The International Olympic Committee insisted Monday that its new drug agency would operate independently and that the United States was misguided in fearing a conflict of interest.

Barry McCaffrey, the White House's chief drug adviser, contended the new World Anti-Doping Agency was too closely linked to the IOC. The agency is run by IOC vice president Dick Pound and is temporarily based in Lausanne, Switzerland, the headquarters of the IOC.

"It looks to us as though it will be dominated by the IOC," McCaffrey said on the opening day of an international "Drugs in Sports" summit. "That, to us, is unacceptable."

But IOC vice president Kevan Gosper defended the agency before delegates from 26 nations attending the three-day summit, saying, "Contrary to some public criticism, its structure ensures that it is truly independent."

Gosper told Australian Broadcasting Corp. radio: "I think that the United States has not really kept fully in touch with developments that have taken place."

McCaffrey also was criticized by Prince Alexandre de Merode, chairman of the IOC medical commission.

"Instead of insulting people, it is better to sit around the table and discuss," de Merode said in Brussels. "The reaction is hysterical and not constructive."

The IOC invited McCaffrey to Switzerland to meet with IOC president Juan Antonio Samaranch regarding a "mutually agreed upon agenda." Samaranch is not attending the Sydney conference.

WADA will have representatives from sports organizations, including the IOC, on its board as well as government officials.
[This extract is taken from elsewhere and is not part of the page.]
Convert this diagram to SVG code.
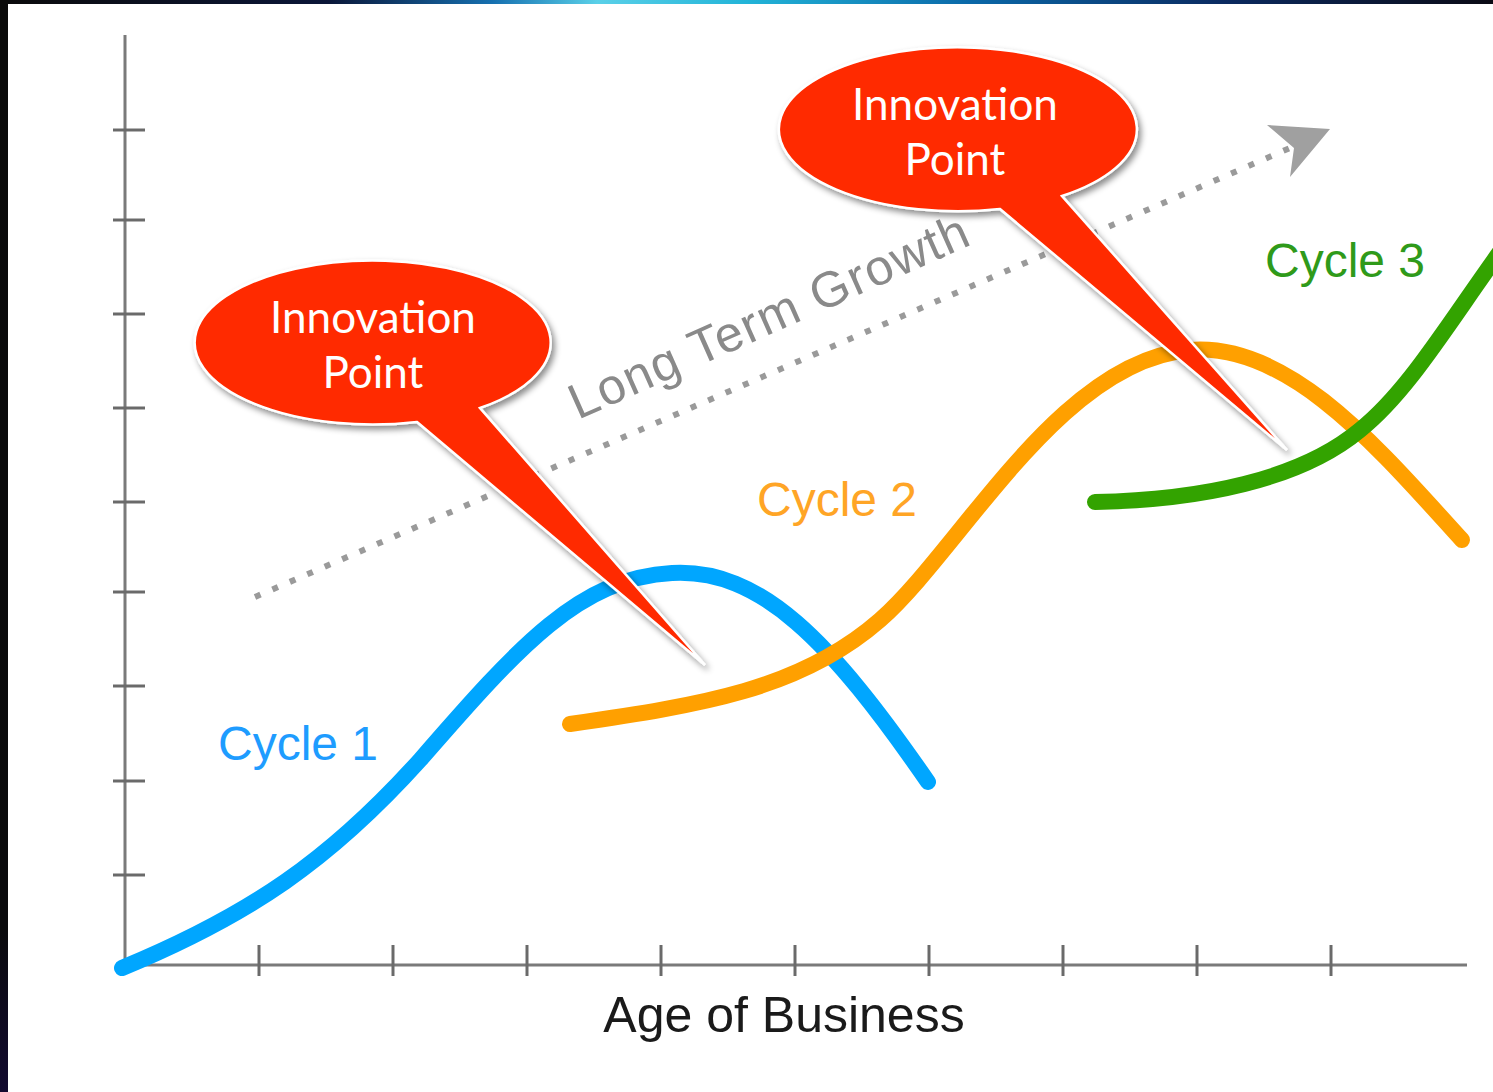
<svg xmlns="http://www.w3.org/2000/svg" width="1493" height="1092" viewBox="0 0 1493 1092">
  <defs>
    <linearGradient id="topbar" x1="0" y1="0" x2="1" y2="0">
      <stop offset="0" stop-color="#0a0a0a"/>
      <stop offset="0.22" stop-color="#0a1638"/>
      <stop offset="0.33" stop-color="#1670b0"/>
      <stop offset="0.40" stop-color="#5ad0e8"/>
      <stop offset="0.50" stop-color="#22b4d8"/>
      <stop offset="0.65" stop-color="#0a68a8"/>
      <stop offset="0.82" stop-color="#0a2a60"/>
      <stop offset="1" stop-color="#0a0a14"/>
    </linearGradient>
    <linearGradient id="leftbar" x1="0" y1="0" x2="0" y2="1">
      <stop offset="0" stop-color="#0a0a0a"/>
      <stop offset="0.85" stop-color="#0a0a0c"/>
      <stop offset="1" stop-color="#120a30"/>
    </linearGradient>
    <filter id="shadow" x="-20%" y="-20%" width="140%" height="140%">
      <feDropShadow dx="3" dy="4" stdDeviation="3" flood-color="#000" flood-opacity="0.45"/>
    </filter>
  </defs>
  <style>
    .axis { stroke: #7a7a7a; stroke-width: 3; fill: none; }
    .tick { stroke: #6a6a6a; stroke-width: 3; fill: none; }
    .curve { fill: none; stroke-width: 16; stroke-linecap: round; stroke-linejoin: round; }
    .label { font-family: "Liberation Sans", Arial, sans-serif; font-size: 48px; }
    .callout { fill: #ff2a00; stroke: #ffffff; stroke-width: 2.5; filter: url(#shadow); }
    .ctext { font-family: Lato, "Open Sans", sans-serif; font-size: 44px; fill: #ffffff; text-anchor: middle; }
  </style>

  <rect x="0" y="0" width="1493" height="1092" fill="#ffffff"/>
  <rect x="0" y="0" width="1493" height="4" fill="url(#topbar)"/>
  <rect x="0" y="0" width="8" height="1092" fill="url(#leftbar)"/>

  <g id="axes">
    <line class="axis" x1="125" y1="35" x2="125" y2="965"/>
    <line class="axis" x1="125" y1="965" x2="1467" y2="965"/>
    <g id="y-ticks">
      <line class="tick" x1="113" y1="130" x2="145" y2="130"/>
      <line class="tick" x1="113" y1="220" x2="145" y2="220"/>
      <line class="tick" x1="113" y1="314" x2="145" y2="314"/>
      <line class="tick" x1="113" y1="408" x2="145" y2="408"/>
      <line class="tick" x1="113" y1="502" x2="145" y2="502"/>
      <line class="tick" x1="113" y1="592" x2="145" y2="592"/>
      <line class="tick" x1="113" y1="686" x2="145" y2="686"/>
      <line class="tick" x1="113" y1="781" x2="145" y2="781"/>
      <line class="tick" x1="113" y1="875" x2="145" y2="875"/>
    </g>
    <g id="x-ticks">
      <line class="tick" x1="259" y1="945" x2="259" y2="976"/>
      <line class="tick" x1="393" y1="945" x2="393" y2="976"/>
      <line class="tick" x1="527" y1="945" x2="527" y2="976"/>
      <line class="tick" x1="661" y1="945" x2="661" y2="976"/>
      <line class="tick" x1="795" y1="945" x2="795" y2="976"/>
      <line class="tick" x1="929" y1="945" x2="929" y2="976"/>
      <line class="tick" x1="1063" y1="945" x2="1063" y2="976"/>
      <line class="tick" x1="1197" y1="945" x2="1197" y2="976"/>
      <line class="tick" x1="1331" y1="945" x2="1331" y2="976"/>
    </g>
    <text id="x-label" x="784" y="1032" font-family="Liberation Sans, Arial, sans-serif" font-size="50" fill="#1a1a1a" text-anchor="middle">Age of Business</text>
  </g>

  <g id="connectors">
    <g id="growth-trend">
      <line x1="255" y1="597" x2="1290" y2="148" stroke="#9a9a9a" stroke-width="6" stroke-dasharray="6 13"/>
      <path d="M1267,125 L1330,129 L1290,177 L1294,148 Z" fill="#a0a0a0"/>
      <text x="578" y="420" transform="rotate(-24 578 420)" font-family="Liberation Sans, Arial, sans-serif" font-size="50" textLength="432" lengthAdjust="spacing" fill="#8a8a8a">Long Term Growth</text>
    </g>
  </g>

  <g id="cycle1">
    <path class="curve" stroke="#00a6ff" d="M122,968 C250,915 330,860 420,760 C520,645 580,578 672,573 C760,568 830,640 928,782"/>
    <text class="label" x="218" y="760" fill="#1e9cff">Cycle 1</text>
  </g>
  <g id="cycle2">
    <path class="curve" stroke="#ffa000" d="M570,724 C700,705 800,690 880,620 C960,550 1060,360 1190,350 C1290,342 1380,450 1462,540"/>
    <text class="label" x="757" y="516" fill="#ffa526">Cycle 2</text>
  </g>
  <g id="cycle3">
    <path class="curve" stroke="#33a300" d="M1095,502 C1200,500 1300,480 1360,430 C1410,390 1450,320 1510,238"/>
    <text class="label" x="1265" y="277" fill="#2f9a1a">Cycle 3</text>
  </g>

  <g id="callout1">
    <path class="callout" d="M417,422 L705,665 L480,408 A178 82 0 1 0 417,422 Z"/>
    <text class="ctext" x="373" y="333">Innovation</text>
    <text class="ctext" x="373" y="388">Point</text>
  </g>
  <g id="callout2">
    <path class="callout" d="M1000,209 L1287,450 L1062,196 A179 82 0 1 0 1000,209 Z"/>
    <text class="ctext" x="955" y="120">Innovation</text>
    <text class="ctext" x="955" y="175">Point</text>
  </g>
</svg>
The IOC will have four seats on the board, which can have up to 35 members.

John Coates, president of the Australian Olympic Committee, was angered by McCaffrey's criticism of the new drug agency. He called McCaffrey "no friend of the Olympic movement" and tried to have him banned from Sydney's 2000 Olympics complex.

But Australian government and Sydney authorities distanced themselves from Coates' comments.

McCaffrey is promoting a program for another kind of independent drug agency that would conduct year-round, no-notice testing for athletes.

Delegates are discussing the role they can play in the fight against drugs in sports. Among the topics to be discussed are international cooperation, testing regimens, drug trafficking and education.

Australian Sports Minister Jackie Kelly opened the conference by pledging nearly $1 million to fund research. The money is to create a test by next year for the performance-enhancing drug EPO.

"This summit marks the beginning of a new era in cooperation between governments and international sporting federations to crack down on 'tracksuit fraud' in order to protect the body and spirit of international sport," Kelly said.